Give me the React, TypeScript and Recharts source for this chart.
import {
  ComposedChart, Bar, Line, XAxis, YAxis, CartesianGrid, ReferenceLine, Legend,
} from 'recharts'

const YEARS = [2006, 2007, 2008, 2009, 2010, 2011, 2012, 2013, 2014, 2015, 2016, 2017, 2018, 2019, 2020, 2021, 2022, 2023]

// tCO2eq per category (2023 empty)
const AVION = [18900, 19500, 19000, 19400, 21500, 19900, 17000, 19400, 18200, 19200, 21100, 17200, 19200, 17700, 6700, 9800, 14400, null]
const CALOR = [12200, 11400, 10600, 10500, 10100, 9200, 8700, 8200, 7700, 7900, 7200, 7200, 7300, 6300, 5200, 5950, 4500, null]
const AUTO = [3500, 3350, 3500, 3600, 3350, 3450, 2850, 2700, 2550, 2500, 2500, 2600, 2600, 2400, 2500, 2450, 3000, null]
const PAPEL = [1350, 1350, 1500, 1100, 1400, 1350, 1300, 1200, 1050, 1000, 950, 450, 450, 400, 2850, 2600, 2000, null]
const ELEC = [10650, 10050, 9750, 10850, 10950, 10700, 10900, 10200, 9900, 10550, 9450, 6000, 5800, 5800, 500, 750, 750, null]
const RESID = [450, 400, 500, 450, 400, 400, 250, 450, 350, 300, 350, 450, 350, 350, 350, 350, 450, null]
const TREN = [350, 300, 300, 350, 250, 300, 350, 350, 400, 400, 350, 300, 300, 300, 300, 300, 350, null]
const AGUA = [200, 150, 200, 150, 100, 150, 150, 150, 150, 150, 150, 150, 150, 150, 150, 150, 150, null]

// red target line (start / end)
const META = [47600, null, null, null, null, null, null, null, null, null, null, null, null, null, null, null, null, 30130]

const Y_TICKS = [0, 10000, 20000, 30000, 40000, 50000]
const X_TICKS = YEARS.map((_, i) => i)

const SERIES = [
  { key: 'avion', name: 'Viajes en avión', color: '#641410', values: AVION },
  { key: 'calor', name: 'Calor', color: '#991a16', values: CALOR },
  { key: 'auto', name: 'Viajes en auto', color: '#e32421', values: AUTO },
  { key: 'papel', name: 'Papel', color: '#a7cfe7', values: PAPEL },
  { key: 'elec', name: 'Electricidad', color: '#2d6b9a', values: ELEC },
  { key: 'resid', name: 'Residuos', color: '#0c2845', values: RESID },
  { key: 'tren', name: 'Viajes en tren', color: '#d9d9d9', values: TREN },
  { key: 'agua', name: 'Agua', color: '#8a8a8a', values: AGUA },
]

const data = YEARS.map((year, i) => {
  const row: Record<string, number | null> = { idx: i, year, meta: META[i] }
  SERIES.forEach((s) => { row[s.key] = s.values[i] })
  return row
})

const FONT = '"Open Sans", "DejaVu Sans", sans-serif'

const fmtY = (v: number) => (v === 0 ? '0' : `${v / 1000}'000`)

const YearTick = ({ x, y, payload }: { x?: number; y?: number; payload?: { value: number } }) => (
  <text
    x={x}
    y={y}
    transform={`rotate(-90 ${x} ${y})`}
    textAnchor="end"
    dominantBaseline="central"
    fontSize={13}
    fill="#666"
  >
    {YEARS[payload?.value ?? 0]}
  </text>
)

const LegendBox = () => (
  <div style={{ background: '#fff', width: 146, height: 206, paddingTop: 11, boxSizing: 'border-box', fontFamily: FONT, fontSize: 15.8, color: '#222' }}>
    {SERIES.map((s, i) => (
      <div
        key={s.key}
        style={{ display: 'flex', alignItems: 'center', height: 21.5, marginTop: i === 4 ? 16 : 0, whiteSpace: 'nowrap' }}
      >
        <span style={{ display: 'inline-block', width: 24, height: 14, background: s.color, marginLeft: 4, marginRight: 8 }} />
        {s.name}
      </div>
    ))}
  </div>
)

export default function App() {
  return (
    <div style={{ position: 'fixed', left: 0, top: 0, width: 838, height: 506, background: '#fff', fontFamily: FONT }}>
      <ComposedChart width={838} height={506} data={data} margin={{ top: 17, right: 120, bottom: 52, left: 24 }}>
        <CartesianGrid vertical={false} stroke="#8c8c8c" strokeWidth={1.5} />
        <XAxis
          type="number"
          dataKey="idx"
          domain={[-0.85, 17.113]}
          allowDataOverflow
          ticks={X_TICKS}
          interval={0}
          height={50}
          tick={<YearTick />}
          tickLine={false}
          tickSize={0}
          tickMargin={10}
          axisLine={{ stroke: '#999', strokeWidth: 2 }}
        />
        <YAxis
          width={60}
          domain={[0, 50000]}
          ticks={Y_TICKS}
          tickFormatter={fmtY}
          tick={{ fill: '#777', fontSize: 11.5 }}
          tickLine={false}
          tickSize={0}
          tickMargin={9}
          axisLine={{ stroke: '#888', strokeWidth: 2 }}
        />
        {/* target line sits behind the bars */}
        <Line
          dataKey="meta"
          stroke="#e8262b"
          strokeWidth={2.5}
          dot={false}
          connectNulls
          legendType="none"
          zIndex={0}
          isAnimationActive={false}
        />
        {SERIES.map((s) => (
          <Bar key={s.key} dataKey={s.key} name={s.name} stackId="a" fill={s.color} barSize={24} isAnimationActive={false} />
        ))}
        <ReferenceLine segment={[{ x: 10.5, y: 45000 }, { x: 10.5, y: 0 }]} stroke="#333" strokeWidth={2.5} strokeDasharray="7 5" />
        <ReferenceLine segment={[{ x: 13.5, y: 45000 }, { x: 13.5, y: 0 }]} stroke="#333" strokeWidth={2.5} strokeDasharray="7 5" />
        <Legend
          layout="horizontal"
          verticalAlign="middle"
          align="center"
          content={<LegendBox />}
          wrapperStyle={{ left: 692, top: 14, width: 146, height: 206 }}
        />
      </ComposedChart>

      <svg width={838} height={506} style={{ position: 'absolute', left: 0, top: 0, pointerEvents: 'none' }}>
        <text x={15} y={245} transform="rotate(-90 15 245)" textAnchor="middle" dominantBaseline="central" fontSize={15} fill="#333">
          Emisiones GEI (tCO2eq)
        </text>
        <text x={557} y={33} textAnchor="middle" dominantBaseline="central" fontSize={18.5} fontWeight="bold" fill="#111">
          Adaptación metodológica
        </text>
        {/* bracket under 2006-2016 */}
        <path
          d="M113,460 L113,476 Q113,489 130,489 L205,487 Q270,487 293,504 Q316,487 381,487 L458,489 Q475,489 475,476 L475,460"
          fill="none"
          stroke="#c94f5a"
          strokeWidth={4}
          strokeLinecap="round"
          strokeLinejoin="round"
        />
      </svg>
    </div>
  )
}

------------------------------------------------

# What the task asks
Quote exactly the lines running from the start of the listing above through the line where "const X_TICKS = YEARS.map((_, i) => i)" is found, and output no other lines.

# The solution
Give me the React, TypeScript and Recharts source for this chart.
import {
  ComposedChart, Bar, Line, XAxis, YAxis, CartesianGrid, ReferenceLine, Legend,
} from 'recharts'

const YEARS = [2006, 2007, 2008, 2009, 2010, 2011, 2012, 2013, 2014, 2015, 2016, 2017, 2018, 2019, 2020, 2021, 2022, 2023]

// tCO2eq per category (2023 empty)
const AVION = [18900, 19500, 19000, 19400, 21500, 19900, 17000, 19400, 18200, 19200, 21100, 17200, 19200, 17700, 6700, 9800, 14400, null]
const CALOR = [12200, 11400, 10600, 10500, 10100, 9200, 8700, 8200, 7700, 7900, 7200, 7200, 7300, 6300, 5200, 5950, 4500, null]
const AUTO = [3500, 3350, 3500, 3600, 3350, 3450, 2850, 2700, 2550, 2500, 2500, 2600, 2600, 2400, 2500, 2450, 3000, null]
const PAPEL = [1350, 1350, 1500, 1100, 1400, 1350, 1300, 1200, 1050, 1000, 950, 450, 450, 400, 2850, 2600, 2000, null]
const ELEC = [10650, 10050, 9750, 10850, 10950, 10700, 10900, 10200, 9900, 10550, 9450, 6000, 5800, 5800, 500, 750, 750, null]
const RESID = [450, 400, 500, 450, 400, 400, 250, 450, 350, 300, 350, 450, 350, 350, 350, 350, 450, null]
const TREN = [350, 300, 300, 350, 250, 300, 350, 350, 400, 400, 350, 300, 300, 300, 300, 300, 350, null]
const AGUA = [200, 150, 200, 150, 100, 150, 150, 150, 150, 150, 150, 150, 150, 150, 150, 150, 150, null]

// red target line (start / end)
const META = [47600, null, null, null, null, null, null, null, null, null, null, null, null, null, null, null, null, 30130]

const Y_TICKS = [0, 10000, 20000, 30000, 40000, 50000]
const X_TICKS = YEARS.map((_, i) => i)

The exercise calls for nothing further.